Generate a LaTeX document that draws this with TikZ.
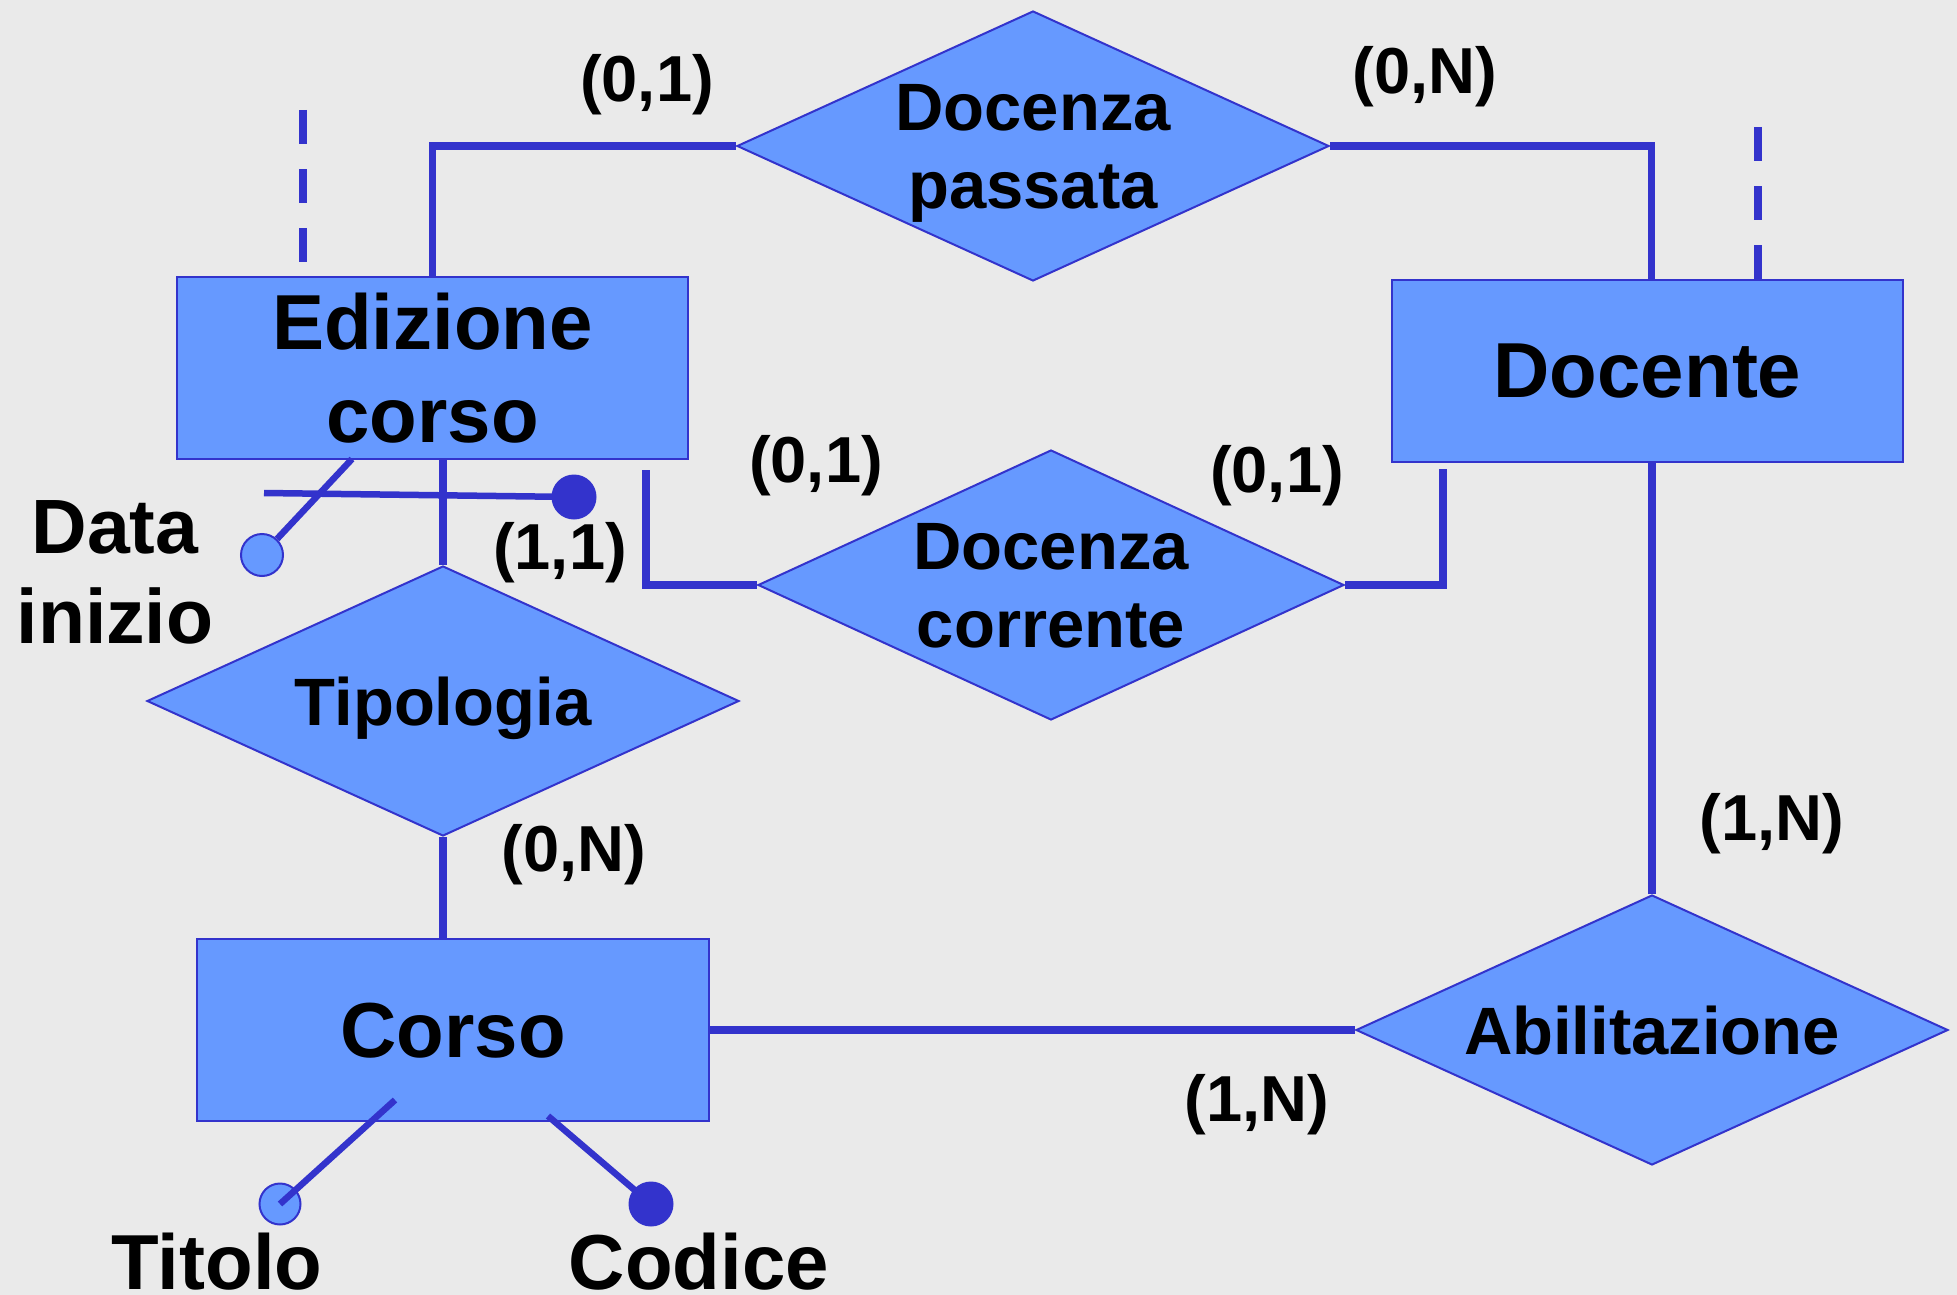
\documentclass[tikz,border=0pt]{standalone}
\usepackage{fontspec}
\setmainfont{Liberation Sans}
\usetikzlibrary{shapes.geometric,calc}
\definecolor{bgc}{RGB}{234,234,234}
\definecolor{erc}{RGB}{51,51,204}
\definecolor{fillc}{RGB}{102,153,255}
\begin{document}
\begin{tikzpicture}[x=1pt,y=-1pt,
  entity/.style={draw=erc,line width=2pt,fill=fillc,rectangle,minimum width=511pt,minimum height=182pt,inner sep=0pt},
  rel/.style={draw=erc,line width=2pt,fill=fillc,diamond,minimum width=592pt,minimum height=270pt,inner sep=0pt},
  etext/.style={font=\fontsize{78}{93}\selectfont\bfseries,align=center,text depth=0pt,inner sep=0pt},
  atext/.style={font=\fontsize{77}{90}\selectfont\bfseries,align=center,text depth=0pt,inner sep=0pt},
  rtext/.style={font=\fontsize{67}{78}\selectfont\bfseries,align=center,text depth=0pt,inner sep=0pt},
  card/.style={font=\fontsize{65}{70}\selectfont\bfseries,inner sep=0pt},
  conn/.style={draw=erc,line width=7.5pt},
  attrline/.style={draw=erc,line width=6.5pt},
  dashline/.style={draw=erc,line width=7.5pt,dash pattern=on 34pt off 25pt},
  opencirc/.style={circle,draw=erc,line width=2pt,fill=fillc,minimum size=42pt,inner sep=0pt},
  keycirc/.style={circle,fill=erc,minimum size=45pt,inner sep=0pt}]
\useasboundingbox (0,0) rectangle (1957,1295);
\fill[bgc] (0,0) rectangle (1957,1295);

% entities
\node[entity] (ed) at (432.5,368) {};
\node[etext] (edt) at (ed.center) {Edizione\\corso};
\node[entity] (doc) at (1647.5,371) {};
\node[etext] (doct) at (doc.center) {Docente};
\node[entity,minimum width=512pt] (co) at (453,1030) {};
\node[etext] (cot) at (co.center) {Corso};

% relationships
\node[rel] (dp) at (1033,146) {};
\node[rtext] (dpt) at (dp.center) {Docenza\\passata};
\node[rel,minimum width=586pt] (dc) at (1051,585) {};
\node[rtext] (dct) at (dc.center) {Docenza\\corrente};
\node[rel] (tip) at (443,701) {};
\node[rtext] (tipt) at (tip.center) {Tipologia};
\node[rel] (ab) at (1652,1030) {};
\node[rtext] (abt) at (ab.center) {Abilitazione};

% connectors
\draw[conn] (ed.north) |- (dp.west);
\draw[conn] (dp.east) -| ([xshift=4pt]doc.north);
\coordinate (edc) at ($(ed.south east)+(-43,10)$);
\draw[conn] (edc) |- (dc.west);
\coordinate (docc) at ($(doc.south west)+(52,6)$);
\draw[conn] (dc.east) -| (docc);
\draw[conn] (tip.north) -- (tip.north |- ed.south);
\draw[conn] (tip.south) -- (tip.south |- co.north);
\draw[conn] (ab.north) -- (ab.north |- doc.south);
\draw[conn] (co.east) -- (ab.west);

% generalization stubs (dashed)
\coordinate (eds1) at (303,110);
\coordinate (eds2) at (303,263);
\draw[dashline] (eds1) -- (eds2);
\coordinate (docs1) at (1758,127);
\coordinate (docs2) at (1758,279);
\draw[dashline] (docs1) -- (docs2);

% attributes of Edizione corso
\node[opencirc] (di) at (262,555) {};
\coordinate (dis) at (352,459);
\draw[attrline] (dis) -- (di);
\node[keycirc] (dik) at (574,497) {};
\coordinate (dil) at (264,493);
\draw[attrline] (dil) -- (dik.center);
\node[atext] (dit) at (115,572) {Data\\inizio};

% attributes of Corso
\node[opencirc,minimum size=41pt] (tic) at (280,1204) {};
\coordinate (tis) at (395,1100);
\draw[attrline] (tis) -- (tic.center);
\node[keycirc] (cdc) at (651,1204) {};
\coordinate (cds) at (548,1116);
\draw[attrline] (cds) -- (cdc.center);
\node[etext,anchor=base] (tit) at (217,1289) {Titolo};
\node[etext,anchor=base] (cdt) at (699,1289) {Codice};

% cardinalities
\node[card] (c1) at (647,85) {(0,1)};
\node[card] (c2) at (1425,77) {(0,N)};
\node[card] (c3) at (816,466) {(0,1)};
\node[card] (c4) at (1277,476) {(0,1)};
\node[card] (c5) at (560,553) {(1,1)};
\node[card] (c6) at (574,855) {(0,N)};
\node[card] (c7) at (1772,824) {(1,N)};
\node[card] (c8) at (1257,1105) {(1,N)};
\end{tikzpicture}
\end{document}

-.-.-

**Short exercise**
Reproduce the material in full, word for word, and omit the pictures.

**Answer to the problem**
Generate a LaTeX document that draws this with TikZ.
\documentclass[tikz,border=0pt]{standalone}
\usepackage{fontspec}
\setmainfont{Liberation Sans}
\usetikzlibrary{shapes.geometric,calc}
\definecolor{bgc}{RGB}{234,234,234}
\definecolor{erc}{RGB}{51,51,204}
\definecolor{fillc}{RGB}{102,153,255}
\begin{document}
\begin{tikzpicture}[x=1pt,y=-1pt,
  entity/.style={draw=erc,line width=2pt,fill=fillc,rectangle,minimum width=511pt,minimum height=182pt,inner sep=0pt},
  rel/.style={draw=erc,line width=2pt,fill=fillc,diamond,minimum width=592pt,minimum height=270pt,inner sep=0pt},
  etext/.style={font=\fontsize{78}{93}\selectfont\bfseries,align=center,text depth=0pt,inner sep=0pt},
  atext/.style={font=\fontsize{77}{90}\selectfont\bfseries,align=center,text depth=0pt,inner sep=0pt},
  rtext/.style={font=\fontsize{67}{78}\selectfont\bfseries,align=center,text depth=0pt,inner sep=0pt},
  card/.style={font=\fontsize{65}{70}\selectfont\bfseries,inner sep=0pt},
  conn/.style={draw=erc,line width=7.5pt},
  attrline/.style={draw=erc,line width=6.5pt},
  dashline/.style={draw=erc,line width=7.5pt,dash pattern=on 34pt off 25pt},
  opencirc/.style={circle,draw=erc,line width=2pt,fill=fillc,minimum size=42pt,inner sep=0pt},
  keycirc/.style={circle,fill=erc,minimum size=45pt,inner sep=0pt}]
\useasboundingbox (0,0) rectangle (1957,1295);
\fill[bgc] (0,0) rectangle (1957,1295);

% entities
\node[entity] (ed) at (432.5,368) {};
\node[etext] (edt) at (ed.center) {Edizione\\corso};
\node[entity] (doc) at (1647.5,371) {};
\node[etext] (doct) at (doc.center) {Docente};
\node[entity,minimum width=512pt] (co) at (453,1030) {};
\node[etext] (cot) at (co.center) {Corso};

% relationships
\node[rel] (dp) at (1033,146) {};
\node[rtext] (dpt) at (dp.center) {Docenza\\passata};
\node[rel,minimum width=586pt] (dc) at (1051,585) {};
\node[rtext] (dct) at (dc.center) {Docenza\\corrente};
\node[rel] (tip) at (443,701) {};
\node[rtext] (tipt) at (tip.center) {Tipologia};
\node[rel] (ab) at (1652,1030) {};
\node[rtext] (abt) at (ab.center) {Abilitazione};

% connectors
\draw[conn] (ed.north) |- (dp.west);
\draw[conn] (dp.east) -| ([xshift=4pt]doc.north);
\coordinate (edc) at ($(ed.south east)+(-43,10)$);
\draw[conn] (edc) |- (dc.west);
\coordinate (docc) at ($(doc.south west)+(52,6)$);
\draw[conn] (dc.east) -| (docc);
\draw[conn] (tip.north) -- (tip.north |- ed.south);
\draw[conn] (tip.south) -- (tip.south |- co.north);
\draw[conn] (ab.north) -- (ab.north |- doc.south);
\draw[conn] (co.east) -- (ab.west);

% generalization stubs (dashed)
\coordinate (eds1) at (303,110);
\coordinate (eds2) at (303,263);
\draw[dashline] (eds1) -- (eds2);
\coordinate (docs1) at (1758,127);
\coordinate (docs2) at (1758,279);
\draw[dashline] (docs1) -- (docs2);

% attributes of Edizione corso
\node[opencirc] (di) at (262,555) {};
\coordinate (dis) at (352,459);
\draw[attrline] (dis) -- (di);
\node[keycirc] (dik) at (574,497) {};
\coordinate (dil) at (264,493);
\draw[attrline] (dil) -- (dik.center);
\node[atext] (dit) at (115,572) {Data\\inizio};

% attributes of Corso
\node[opencirc,minimum size=41pt] (tic) at (280,1204) {};
\coordinate (tis) at (395,1100);
\draw[attrline] (tis) -- (tic.center);
\node[keycirc] (cdc) at (651,1204) {};
\coordinate (cds) at (548,1116);
\draw[attrline] (cds) -- (cdc.center);
\node[etext,anchor=base] (tit) at (217,1289) {Titolo};
\node[etext,anchor=base] (cdt) at (699,1289) {Codice};

% cardinalities
\node[card] (c1) at (647,85) {(0,1)};
\node[card] (c2) at (1425,77) {(0,N)};
\node[card] (c3) at (816,466) {(0,1)};
\node[card] (c4) at (1277,476) {(0,1)};
\node[card] (c5) at (560,553) {(1,1)};
\node[card] (c6) at (574,855) {(0,N)};
\node[card] (c7) at (1772,824) {(1,N)};
\node[card] (c8) at (1257,1105) {(1,N)};
\end{tikzpicture}
\end{document}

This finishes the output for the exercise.